36. Recordemos, finalmente, que, no vosso acórdão Johnston, declarastes que

"o Tratado só prevê derrogações aplicáveis no caso de situações susceptíveis de pôr em causa a segurança pública nos artigos 36.°, 48.°, 56.°, 223.° e 224.°, os quais se referem a hipóteses excepcionais bem delimitadas. Em consequência do seu carácter excepcional, estes artigos não se prestam a uma interpretação extensiva e não permitem a dedução de uma reserva geral implícita no Tratado, para qualquer medida tomada com base na segurança pública" (9).

37. Parece-me, portanto, e pelas mesmas razões, que a reserva de ordem pública não é aplicável no caso em apreço e que não é necessário responder à terceira questão.

38. Concluímos que deveis declarar:

"1) O emprego de professor a tempo inteiro de qualquer disciplina pertence ao número daqueles a cuja natureza se refere o artigo 3.°, n.° 1, última frase, do Regulamento n.° 1612/68 do Conselho, de 15 de Outubro de 1968, relativo à livre circulação dos trabalhadores na Comunidade.

Com o objectivo de promover uma das suas línguas de dimensão nacional, um Estado-membro pode, portanto, basear-se nesta disposição para exigir a todos os candidatos a esse emprego conhecimentos suficientes da língua em causa.
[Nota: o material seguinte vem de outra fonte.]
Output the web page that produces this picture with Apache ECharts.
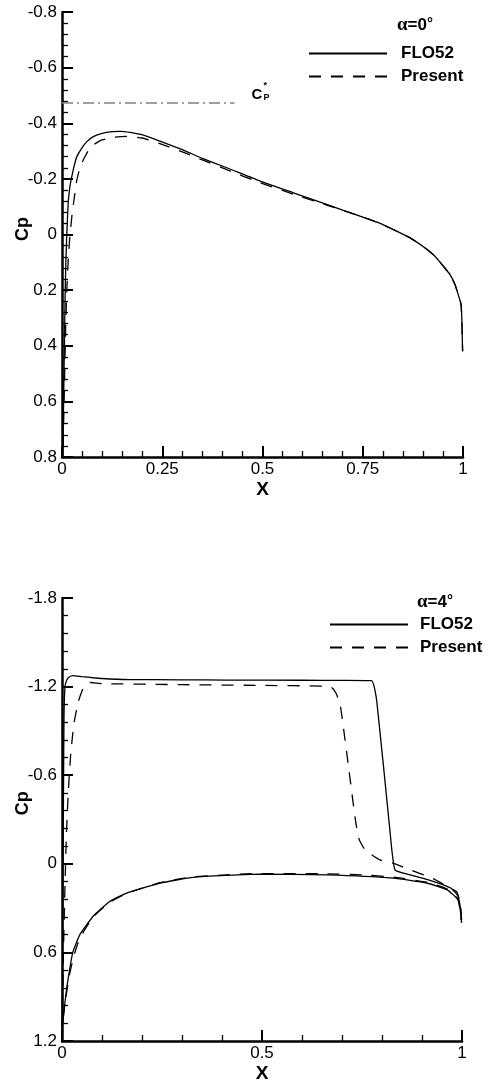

2) Subsidiariamente: o artigo 3.°, n.° 1, primeiro parágrafo, segundo travessão, do mesmo regulamento deve ser interpretado no sentido de que não proíbe disposições nacionais que subordinam o acesso a um emprego à condição de conhecimento suficiente de uma das línguas oficiais de um Estado-membro, desde que as condições para essa exigência, que seja considerada satisfeita, não sejam mais favoráveis a quem fez os seus estudos linguísticos nesse Estado-membro do que a quem, sendo titular de diploma por ele reconhecido como equivalente, fez os mesmos estudos noutro Estado-membro.

3) Não há que dar resposta à terceira questão".

(*) Língua original: francês.

(1) JO L 257/2, de 19.10.1968.

(2) Relativo à aplicação dos regimes de segurança social aos trabalhadores assalariados e aos membros da sua família que se deslocam no interior da Comunidade (JO L 149/2 de 5.7.1971; EE 5 F1 p. 98).

(3) 1/78, Kenny, acórdão de 28 de Junho de 1978, Recueil, p. 1489, n.° 17 (o sublinhado é nosso); ver também 41/84, Pinna, acórdão de 15 de Janeiro de 1986, Colect., p. 1, n.° 23.

(4) 62 e 63/81, Seco, acórdão de 3 de Fevereiro de 1982, Recueil, p. 223, n.° 8 (o sublinhado é nosso).

(5) Observações da Comissão, n.° 22 (p. 17 da tradução francesa).

(6) 131/85, Guel, acórdão de 7 de Maio de 1986, Colect., p. 1573.

(7) Observações da Irlanda, anexo I.

(8) 71/76, acórdão de 28 de Abril de 1977, Recueil, p. 765.

(9) 222/84, acórdão de 15 de Maio de 1986, Colect., p. 1651, n.° 26.